### THE PROBLEM
All lines below must be repeated exactly, with the pictures omitted.

### SUPPLIED DATA
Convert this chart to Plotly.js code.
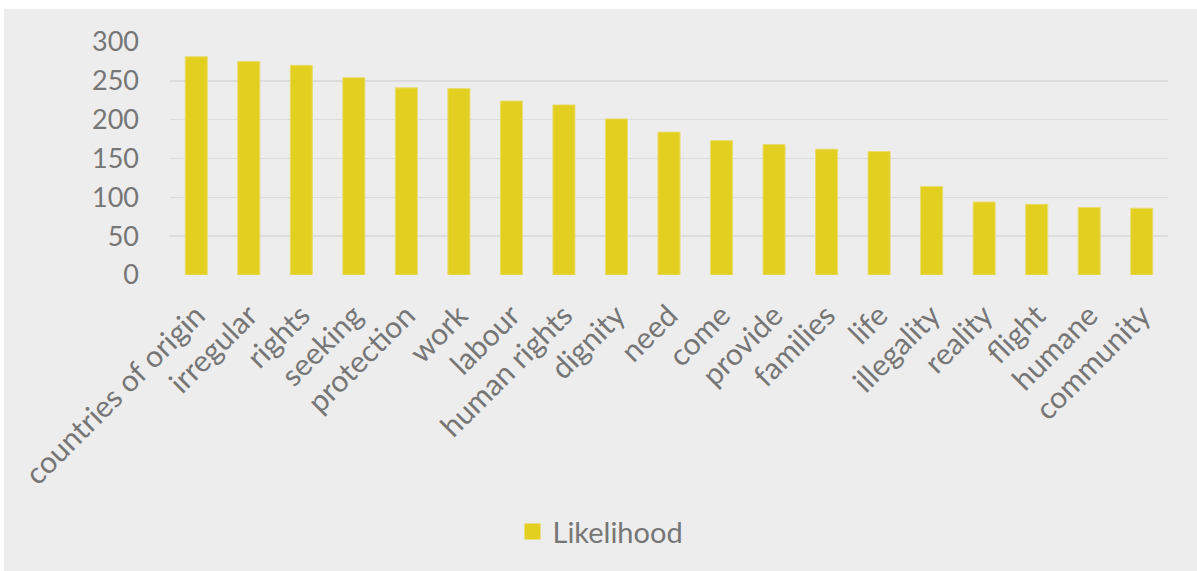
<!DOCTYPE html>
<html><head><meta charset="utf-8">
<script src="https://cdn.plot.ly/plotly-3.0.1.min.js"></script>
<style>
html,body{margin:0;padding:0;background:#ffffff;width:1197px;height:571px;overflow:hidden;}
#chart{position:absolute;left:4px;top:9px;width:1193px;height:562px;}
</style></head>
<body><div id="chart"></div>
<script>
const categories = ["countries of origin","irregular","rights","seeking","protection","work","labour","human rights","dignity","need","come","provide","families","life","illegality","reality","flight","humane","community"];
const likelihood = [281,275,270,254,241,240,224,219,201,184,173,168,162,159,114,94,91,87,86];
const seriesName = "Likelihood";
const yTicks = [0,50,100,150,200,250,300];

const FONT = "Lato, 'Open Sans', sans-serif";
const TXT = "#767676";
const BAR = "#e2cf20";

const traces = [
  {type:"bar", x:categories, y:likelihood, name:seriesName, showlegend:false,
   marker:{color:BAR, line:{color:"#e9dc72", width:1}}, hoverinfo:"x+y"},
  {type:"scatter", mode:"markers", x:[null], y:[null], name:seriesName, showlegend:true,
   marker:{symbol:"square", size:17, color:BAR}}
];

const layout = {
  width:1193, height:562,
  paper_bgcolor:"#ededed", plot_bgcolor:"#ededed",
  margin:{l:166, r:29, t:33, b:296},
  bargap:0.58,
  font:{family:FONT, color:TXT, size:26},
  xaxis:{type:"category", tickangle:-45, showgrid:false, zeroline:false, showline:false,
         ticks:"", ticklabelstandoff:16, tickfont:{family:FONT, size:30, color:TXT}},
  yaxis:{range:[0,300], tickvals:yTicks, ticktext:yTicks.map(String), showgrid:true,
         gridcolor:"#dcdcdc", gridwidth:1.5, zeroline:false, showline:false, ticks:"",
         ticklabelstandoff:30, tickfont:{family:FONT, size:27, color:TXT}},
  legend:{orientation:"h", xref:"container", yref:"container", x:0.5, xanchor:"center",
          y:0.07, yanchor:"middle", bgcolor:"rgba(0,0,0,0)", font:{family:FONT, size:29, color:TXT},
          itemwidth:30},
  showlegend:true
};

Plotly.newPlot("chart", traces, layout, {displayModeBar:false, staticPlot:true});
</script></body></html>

### OUTPUT OF THE TASK
Convert this chart to Plotly.js code.
<!DOCTYPE html>
<html><head><meta charset="utf-8">
<script src="https://cdn.plot.ly/plotly-3.0.1.min.js"></script>
<style>
html,body{margin:0;padding:0;background:#ffffff;width:1197px;height:571px;overflow:hidden;}
#chart{position:absolute;left:4px;top:9px;width:1193px;height:562px;}
</style></head>
<body><div id="chart"></div>
<script>
const categories = ["countries of origin","irregular","rights","seeking","protection","work","labour","human rights","dignity","need","come","provide","families","life","illegality","reality","flight","humane","community"];
const likelihood = [281,275,270,254,241,240,224,219,201,184,173,168,162,159,114,94,91,87,86];
const seriesName = "Likelihood";
const yTicks = [0,50,100,150,200,250,300];

const FONT = "Lato, 'Open Sans', sans-serif";
const TXT = "#767676";
const BAR = "#e2cf20";

const traces = [
  {type:"bar", x:categories, y:likelihood, name:seriesName, showlegend:false,
   marker:{color:BAR, line:{color:"#e9dc72", width:1}}, hoverinfo:"x+y"},
  {type:"scatter", mode:"markers", x:[null], y:[null], name:seriesName, showlegend:true,
   marker:{symbol:"square", size:17, color:BAR}}
];

const layout = {
  width:1193, height:562,
  paper_bgcolor:"#ededed", plot_bgcolor:"#ededed",
  margin:{l:166, r:29, t:33, b:296},
  bargap:0.58,
  font:{family:FONT, color:TXT, size:26},
  xaxis:{type:"category", tickangle:-45, showgrid:false, zeroline:false, showline:false,
         ticks:"", ticklabelstandoff:16, tickfont:{family:FONT, size:30, color:TXT}},
  yaxis:{range:[0,300], tickvals:yTicks, ticktext:yTicks.map(String), showgrid:true,
         gridcolor:"#dcdcdc", gridwidth:1.5, zeroline:false, showline:false, ticks:"",
         ticklabelstandoff:30, tickfont:{family:FONT, size:27, color:TXT}},
  legend:{orientation:"h", xref:"container", yref:"container", x:0.5, xanchor:"center",
          y:0.07, yanchor:"middle", bgcolor:"rgba(0,0,0,0)", font:{family:FONT, size:29, color:TXT},
          itemwidth:30},
  showlegend:true
};

Plotly.newPlot("chart", traces, layout, {displayModeBar:false, staticPlot:true});
</script></body></html>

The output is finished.